━━━━━ Given data

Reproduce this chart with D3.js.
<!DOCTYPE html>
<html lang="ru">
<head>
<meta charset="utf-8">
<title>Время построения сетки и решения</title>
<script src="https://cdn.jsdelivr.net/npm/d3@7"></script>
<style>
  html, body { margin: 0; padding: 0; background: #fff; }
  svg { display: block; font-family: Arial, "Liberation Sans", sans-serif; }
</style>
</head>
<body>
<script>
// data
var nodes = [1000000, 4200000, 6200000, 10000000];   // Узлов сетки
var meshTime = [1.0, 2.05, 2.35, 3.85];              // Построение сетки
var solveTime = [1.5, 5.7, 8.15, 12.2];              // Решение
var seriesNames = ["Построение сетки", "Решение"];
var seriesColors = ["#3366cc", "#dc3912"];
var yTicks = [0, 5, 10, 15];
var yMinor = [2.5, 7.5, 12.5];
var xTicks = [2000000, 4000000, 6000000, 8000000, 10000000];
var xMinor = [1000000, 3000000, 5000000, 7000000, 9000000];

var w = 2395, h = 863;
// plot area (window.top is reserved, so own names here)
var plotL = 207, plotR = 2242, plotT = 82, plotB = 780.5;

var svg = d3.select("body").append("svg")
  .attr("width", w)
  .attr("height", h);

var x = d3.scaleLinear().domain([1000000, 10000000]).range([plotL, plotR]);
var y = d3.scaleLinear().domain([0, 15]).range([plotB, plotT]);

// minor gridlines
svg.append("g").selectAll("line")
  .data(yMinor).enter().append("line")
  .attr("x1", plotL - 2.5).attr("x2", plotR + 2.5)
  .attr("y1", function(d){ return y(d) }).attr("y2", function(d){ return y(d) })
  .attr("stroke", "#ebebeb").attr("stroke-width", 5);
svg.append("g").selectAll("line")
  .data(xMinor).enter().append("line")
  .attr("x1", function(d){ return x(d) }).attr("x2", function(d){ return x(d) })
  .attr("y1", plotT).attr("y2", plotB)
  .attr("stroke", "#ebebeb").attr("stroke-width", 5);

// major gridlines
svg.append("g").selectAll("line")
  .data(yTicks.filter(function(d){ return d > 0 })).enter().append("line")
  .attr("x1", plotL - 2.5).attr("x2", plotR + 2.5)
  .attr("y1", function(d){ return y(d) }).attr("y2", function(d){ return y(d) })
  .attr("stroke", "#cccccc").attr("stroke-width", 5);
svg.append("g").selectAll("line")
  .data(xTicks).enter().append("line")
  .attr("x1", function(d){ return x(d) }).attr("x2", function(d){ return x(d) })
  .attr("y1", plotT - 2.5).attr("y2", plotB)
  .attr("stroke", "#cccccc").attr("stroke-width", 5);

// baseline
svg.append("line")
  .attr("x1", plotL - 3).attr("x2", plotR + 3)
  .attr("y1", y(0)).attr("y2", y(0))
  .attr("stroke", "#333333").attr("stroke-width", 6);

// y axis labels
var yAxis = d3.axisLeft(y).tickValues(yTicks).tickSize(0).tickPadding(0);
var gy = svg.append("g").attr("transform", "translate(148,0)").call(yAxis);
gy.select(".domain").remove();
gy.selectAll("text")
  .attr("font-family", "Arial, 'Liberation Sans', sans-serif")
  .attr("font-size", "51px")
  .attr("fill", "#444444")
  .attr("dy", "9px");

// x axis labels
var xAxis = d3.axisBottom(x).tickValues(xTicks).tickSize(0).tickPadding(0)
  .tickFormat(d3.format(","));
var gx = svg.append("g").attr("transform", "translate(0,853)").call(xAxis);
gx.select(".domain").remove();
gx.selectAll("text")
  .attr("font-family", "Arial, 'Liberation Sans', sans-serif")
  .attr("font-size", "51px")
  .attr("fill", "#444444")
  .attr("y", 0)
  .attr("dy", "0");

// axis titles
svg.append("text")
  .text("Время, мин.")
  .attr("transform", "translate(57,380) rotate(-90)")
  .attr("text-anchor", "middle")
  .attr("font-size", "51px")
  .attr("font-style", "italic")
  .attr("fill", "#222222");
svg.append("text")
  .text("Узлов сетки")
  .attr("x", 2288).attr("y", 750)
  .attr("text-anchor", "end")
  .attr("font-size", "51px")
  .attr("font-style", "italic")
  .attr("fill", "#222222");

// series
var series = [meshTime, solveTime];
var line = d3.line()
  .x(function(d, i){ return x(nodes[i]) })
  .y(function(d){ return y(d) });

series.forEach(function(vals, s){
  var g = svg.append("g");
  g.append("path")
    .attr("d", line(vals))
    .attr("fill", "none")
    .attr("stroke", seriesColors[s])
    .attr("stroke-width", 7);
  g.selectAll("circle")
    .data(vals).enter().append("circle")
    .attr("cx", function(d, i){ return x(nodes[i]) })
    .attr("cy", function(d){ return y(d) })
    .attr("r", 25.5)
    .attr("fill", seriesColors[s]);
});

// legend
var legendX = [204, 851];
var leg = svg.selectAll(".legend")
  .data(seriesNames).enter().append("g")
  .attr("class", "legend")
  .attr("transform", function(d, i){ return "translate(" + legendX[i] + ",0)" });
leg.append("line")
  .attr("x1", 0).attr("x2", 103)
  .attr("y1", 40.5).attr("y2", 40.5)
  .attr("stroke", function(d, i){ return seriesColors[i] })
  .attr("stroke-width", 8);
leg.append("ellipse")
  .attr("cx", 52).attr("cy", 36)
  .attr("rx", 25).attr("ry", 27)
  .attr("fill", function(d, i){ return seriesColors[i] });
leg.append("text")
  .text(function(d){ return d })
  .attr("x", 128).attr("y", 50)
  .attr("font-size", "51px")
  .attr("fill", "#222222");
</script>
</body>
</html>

━━━━━━━━━━

* **Exercise directions**
Reproduce the material above without altering a single character.

* **Solution to this problem**
Reproduce this chart with D3.js.
<!DOCTYPE html>
<html lang="ru">
<head>
<meta charset="utf-8">
<title>Время построения сетки и решения</title>
<script src="https://cdn.jsdelivr.net/npm/d3@7"></script>
<style>
  html, body { margin: 0; padding: 0; background: #fff; }
  svg { display: block; font-family: Arial, "Liberation Sans", sans-serif; }
</style>
</head>
<body>
<script>
// data
var nodes = [1000000, 4200000, 6200000, 10000000];   // Узлов сетки
var meshTime = [1.0, 2.05, 2.35, 3.85];              // Построение сетки
var solveTime = [1.5, 5.7, 8.15, 12.2];              // Решение
var seriesNames = ["Построение сетки", "Решение"];
var seriesColors = ["#3366cc", "#dc3912"];
var yTicks = [0, 5, 10, 15];
var yMinor = [2.5, 7.5, 12.5];
var xTicks = [2000000, 4000000, 6000000, 8000000, 10000000];
var xMinor = [1000000, 3000000, 5000000, 7000000, 9000000];

var w = 2395, h = 863;
// plot area (window.top is reserved, so own names here)
var plotL = 207, plotR = 2242, plotT = 82, plotB = 780.5;

var svg = d3.select("body").append("svg")
  .attr("width", w)
  .attr("height", h);

var x = d3.scaleLinear().domain([1000000, 10000000]).range([plotL, plotR]);
var y = d3.scaleLinear().domain([0, 15]).range([plotB, plotT]);

// minor gridlines
svg.append("g").selectAll("line")
  .data(yMinor).enter().append("line")
  .attr("x1", plotL - 2.5).attr("x2", plotR + 2.5)
  .attr("y1", function(d){ return y(d) }).attr("y2", function(d){ return y(d) })
  .attr("stroke", "#ebebeb").attr("stroke-width", 5);
svg.append("g").selectAll("line")
  .data(xMinor).enter().append("line")
  .attr("x1", function(d){ return x(d) }).attr("x2", function(d){ return x(d) })
  .attr("y1", plotT).attr("y2", plotB)
  .attr("stroke", "#ebebeb").attr("stroke-width", 5);

// major gridlines
svg.append("g").selectAll("line")
  .data(yTicks.filter(function(d){ return d > 0 })).enter().append("line")
  .attr("x1", plotL - 2.5).attr("x2", plotR + 2.5)
  .attr("y1", function(d){ return y(d) }).attr("y2", function(d){ return y(d) })
  .attr("stroke", "#cccccc").attr("stroke-width", 5);
svg.append("g").selectAll("line")
  .data(xTicks).enter().append("line")
  .attr("x1", function(d){ return x(d) }).attr("x2", function(d){ return x(d) })
  .attr("y1", plotT - 2.5).attr("y2", plotB)
  .attr("stroke", "#cccccc").attr("stroke-width", 5);

// baseline
svg.append("line")
  .attr("x1", plotL - 3).attr("x2", plotR + 3)
  .attr("y1", y(0)).attr("y2", y(0))
  .attr("stroke", "#333333").attr("stroke-width", 6);

// y axis labels
var yAxis = d3.axisLeft(y).tickValues(yTicks).tickSize(0).tickPadding(0);
var gy = svg.append("g").attr("transform", "translate(148,0)").call(yAxis);
gy.select(".domain").remove();
gy.selectAll("text")
  .attr("font-family", "Arial, 'Liberation Sans', sans-serif")
  .attr("font-size", "51px")
  .attr("fill", "#444444")
  .attr("dy", "9px");

// x axis labels
var xAxis = d3.axisBottom(x).tickValues(xTicks).tickSize(0).tickPadding(0)
  .tickFormat(d3.format(","));
var gx = svg.append("g").attr("transform", "translate(0,853)").call(xAxis);
gx.select(".domain").remove();
gx.selectAll("text")
  .attr("font-family", "Arial, 'Liberation Sans', sans-serif")
  .attr("font-size", "51px")
  .attr("fill", "#444444")
  .attr("y", 0)
  .attr("dy", "0");

// axis titles
svg.append("text")
  .text("Время, мин.")
  .attr("transform", "translate(57,380) rotate(-90)")
  .attr("text-anchor", "middle")
  .attr("font-size", "51px")
  .attr("font-style", "italic")
  .attr("fill", "#222222");
svg.append("text")
  .text("Узлов сетки")
  .attr("x", 2288).attr("y", 750)
  .attr("text-anchor", "end")
  .attr("font-size", "51px")
  .attr("font-style", "italic")
  .attr("fill", "#222222");

// series
var series = [meshTime, solveTime];
var line = d3.line()
  .x(function(d, i){ return x(nodes[i]) })
  .y(function(d){ return y(d) });

series.forEach(function(vals, s){
  var g = svg.append("g");
  g.append("path")
    .attr("d", line(vals))
    .attr("fill", "none")
    .attr("stroke", seriesColors[s])
    .attr("stroke-width", 7);
  g.selectAll("circle")
    .data(vals).enter().append("circle")
    .attr("cx", function(d, i){ return x(nodes[i]) })
    .attr("cy", function(d){ return y(d) })
    .attr("r", 25.5)
    .attr("fill", seriesColors[s]);
});

// legend
var legendX = [204, 851];
var leg = svg.selectAll(".legend")
  .data(seriesNames).enter().append("g")
  .attr("class", "legend")
  .attr("transform", function(d, i){ return "translate(" + legendX[i] + ",0)" });
leg.append("line")
  .attr("x1", 0).attr("x2", 103)
  .attr("y1", 40.5).attr("y2", 40.5)
  .attr("stroke", function(d, i){ return seriesColors[i] })
  .attr("stroke-width", 8);
leg.append("ellipse")
  .attr("cx", 52).attr("cy", 36)
  .attr("rx", 25).attr("ry", 27)
  .attr("fill", function(d, i){ return seriesColors[i] });
leg.append("text")
  .text(function(d){ return d })
  .attr("x", 128).attr("y", 50)
  .attr("font-size", "51px")
  .attr("fill", "#222222");
</script>
</body>
</html>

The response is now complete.